_Dataset_
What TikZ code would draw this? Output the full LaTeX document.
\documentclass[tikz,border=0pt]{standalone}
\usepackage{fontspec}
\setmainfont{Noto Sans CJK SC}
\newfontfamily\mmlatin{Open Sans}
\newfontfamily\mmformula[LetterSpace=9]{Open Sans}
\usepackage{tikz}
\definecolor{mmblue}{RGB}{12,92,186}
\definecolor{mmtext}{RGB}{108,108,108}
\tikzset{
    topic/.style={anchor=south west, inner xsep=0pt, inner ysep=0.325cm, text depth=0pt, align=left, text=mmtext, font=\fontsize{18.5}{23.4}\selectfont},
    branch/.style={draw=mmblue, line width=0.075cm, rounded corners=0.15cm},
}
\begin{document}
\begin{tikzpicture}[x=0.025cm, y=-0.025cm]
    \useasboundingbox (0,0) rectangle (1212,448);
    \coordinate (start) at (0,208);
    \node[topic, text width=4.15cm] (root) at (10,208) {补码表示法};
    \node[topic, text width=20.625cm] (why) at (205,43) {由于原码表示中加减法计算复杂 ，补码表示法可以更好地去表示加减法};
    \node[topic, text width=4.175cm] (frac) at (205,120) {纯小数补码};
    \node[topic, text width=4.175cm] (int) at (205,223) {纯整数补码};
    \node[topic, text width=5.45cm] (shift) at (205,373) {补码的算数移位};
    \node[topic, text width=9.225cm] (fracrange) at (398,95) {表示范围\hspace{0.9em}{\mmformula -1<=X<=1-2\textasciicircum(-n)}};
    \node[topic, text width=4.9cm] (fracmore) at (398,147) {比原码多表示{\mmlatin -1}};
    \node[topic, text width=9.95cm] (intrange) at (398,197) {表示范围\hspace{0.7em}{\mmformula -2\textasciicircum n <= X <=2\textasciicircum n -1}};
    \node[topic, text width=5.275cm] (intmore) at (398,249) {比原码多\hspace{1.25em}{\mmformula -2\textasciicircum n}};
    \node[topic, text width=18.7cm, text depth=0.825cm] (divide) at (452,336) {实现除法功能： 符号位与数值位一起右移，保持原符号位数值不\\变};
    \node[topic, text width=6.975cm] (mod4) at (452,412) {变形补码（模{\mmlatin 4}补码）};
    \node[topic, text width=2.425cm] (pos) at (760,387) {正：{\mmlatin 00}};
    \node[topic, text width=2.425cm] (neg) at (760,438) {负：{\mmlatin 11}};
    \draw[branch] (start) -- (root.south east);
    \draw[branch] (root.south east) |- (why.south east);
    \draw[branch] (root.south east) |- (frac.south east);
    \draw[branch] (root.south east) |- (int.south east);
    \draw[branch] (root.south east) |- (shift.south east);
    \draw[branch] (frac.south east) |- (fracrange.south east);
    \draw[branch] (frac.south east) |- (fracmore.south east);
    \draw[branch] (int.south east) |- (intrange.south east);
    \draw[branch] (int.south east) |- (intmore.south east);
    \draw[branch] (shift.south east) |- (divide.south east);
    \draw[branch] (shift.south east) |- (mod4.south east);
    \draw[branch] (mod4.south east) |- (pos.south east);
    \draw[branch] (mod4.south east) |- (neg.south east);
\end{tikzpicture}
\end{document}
* * *
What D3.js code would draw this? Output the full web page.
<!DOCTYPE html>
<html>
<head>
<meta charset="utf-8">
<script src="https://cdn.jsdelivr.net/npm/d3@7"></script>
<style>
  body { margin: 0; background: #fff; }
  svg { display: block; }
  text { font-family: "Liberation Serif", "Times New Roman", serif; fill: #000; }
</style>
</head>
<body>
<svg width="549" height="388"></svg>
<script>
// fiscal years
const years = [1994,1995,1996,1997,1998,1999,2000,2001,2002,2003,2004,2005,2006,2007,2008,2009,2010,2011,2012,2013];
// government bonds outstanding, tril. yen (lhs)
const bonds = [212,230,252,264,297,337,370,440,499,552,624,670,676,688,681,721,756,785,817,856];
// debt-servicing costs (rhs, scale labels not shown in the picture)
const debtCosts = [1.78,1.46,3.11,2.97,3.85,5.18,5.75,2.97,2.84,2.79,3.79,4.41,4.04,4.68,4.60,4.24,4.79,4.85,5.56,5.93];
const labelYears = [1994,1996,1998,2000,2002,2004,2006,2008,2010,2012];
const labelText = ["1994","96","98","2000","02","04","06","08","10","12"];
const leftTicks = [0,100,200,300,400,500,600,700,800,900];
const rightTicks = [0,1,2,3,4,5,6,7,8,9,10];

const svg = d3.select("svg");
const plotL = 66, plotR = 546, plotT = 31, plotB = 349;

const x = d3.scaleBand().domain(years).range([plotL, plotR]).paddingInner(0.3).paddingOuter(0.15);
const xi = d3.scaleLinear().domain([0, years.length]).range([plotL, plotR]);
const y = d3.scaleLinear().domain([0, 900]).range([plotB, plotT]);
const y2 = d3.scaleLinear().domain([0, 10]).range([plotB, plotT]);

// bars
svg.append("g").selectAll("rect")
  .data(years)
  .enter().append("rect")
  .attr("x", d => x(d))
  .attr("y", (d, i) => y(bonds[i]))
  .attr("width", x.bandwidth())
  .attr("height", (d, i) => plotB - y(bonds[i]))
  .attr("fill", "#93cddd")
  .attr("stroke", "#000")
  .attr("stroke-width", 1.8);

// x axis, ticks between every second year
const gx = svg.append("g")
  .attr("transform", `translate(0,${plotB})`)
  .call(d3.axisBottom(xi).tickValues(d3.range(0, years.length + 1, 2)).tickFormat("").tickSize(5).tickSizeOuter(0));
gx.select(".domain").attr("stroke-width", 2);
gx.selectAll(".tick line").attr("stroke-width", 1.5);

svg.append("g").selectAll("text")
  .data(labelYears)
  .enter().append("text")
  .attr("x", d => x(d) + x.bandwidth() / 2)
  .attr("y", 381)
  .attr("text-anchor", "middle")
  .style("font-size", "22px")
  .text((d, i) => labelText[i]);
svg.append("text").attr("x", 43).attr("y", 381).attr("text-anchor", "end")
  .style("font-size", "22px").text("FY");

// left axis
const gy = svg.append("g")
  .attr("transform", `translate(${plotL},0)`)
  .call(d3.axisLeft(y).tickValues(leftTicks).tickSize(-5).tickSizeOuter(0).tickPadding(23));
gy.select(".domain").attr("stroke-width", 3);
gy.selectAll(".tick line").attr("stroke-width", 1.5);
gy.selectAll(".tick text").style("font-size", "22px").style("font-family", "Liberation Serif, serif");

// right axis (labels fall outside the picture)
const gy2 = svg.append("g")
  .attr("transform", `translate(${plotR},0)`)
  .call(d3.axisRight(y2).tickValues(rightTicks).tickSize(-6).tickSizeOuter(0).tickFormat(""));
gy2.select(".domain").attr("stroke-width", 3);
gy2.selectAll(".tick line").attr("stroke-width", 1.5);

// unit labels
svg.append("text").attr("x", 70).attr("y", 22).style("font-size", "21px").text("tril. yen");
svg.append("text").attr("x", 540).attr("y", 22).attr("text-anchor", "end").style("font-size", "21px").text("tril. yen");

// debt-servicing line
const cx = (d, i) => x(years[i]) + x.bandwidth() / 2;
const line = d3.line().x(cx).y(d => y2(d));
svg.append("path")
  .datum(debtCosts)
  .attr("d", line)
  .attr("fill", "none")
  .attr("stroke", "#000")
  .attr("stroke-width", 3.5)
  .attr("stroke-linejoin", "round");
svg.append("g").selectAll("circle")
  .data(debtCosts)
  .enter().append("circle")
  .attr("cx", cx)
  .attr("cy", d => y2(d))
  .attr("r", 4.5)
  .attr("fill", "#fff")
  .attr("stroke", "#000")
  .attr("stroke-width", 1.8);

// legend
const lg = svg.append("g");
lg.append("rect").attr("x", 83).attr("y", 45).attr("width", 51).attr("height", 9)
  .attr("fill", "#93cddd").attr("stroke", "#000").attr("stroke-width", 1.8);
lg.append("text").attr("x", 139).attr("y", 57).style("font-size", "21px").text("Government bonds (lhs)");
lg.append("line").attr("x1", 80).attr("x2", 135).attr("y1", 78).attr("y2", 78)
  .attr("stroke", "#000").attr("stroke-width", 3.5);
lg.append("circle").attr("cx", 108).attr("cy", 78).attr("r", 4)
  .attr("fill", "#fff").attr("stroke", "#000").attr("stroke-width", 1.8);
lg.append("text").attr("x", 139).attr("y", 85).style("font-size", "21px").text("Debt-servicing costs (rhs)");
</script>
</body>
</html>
==
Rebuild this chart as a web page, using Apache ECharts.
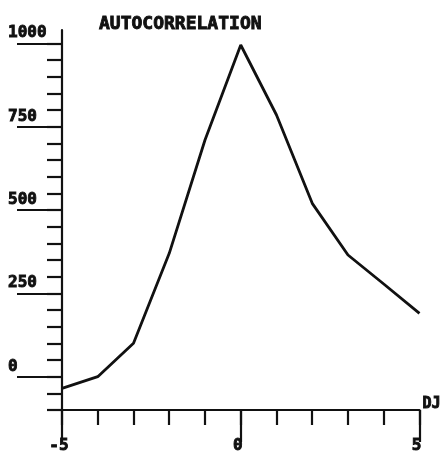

_What is being asked_
Each line with the string "this" in it needs to be found and copied.

_Correct output_
What TikZ code would draw this? Output the full LaTeX document.
What D3.js code would draw this? Output the full web page.
Rebuild this chart as a web page, using Apache ECharts.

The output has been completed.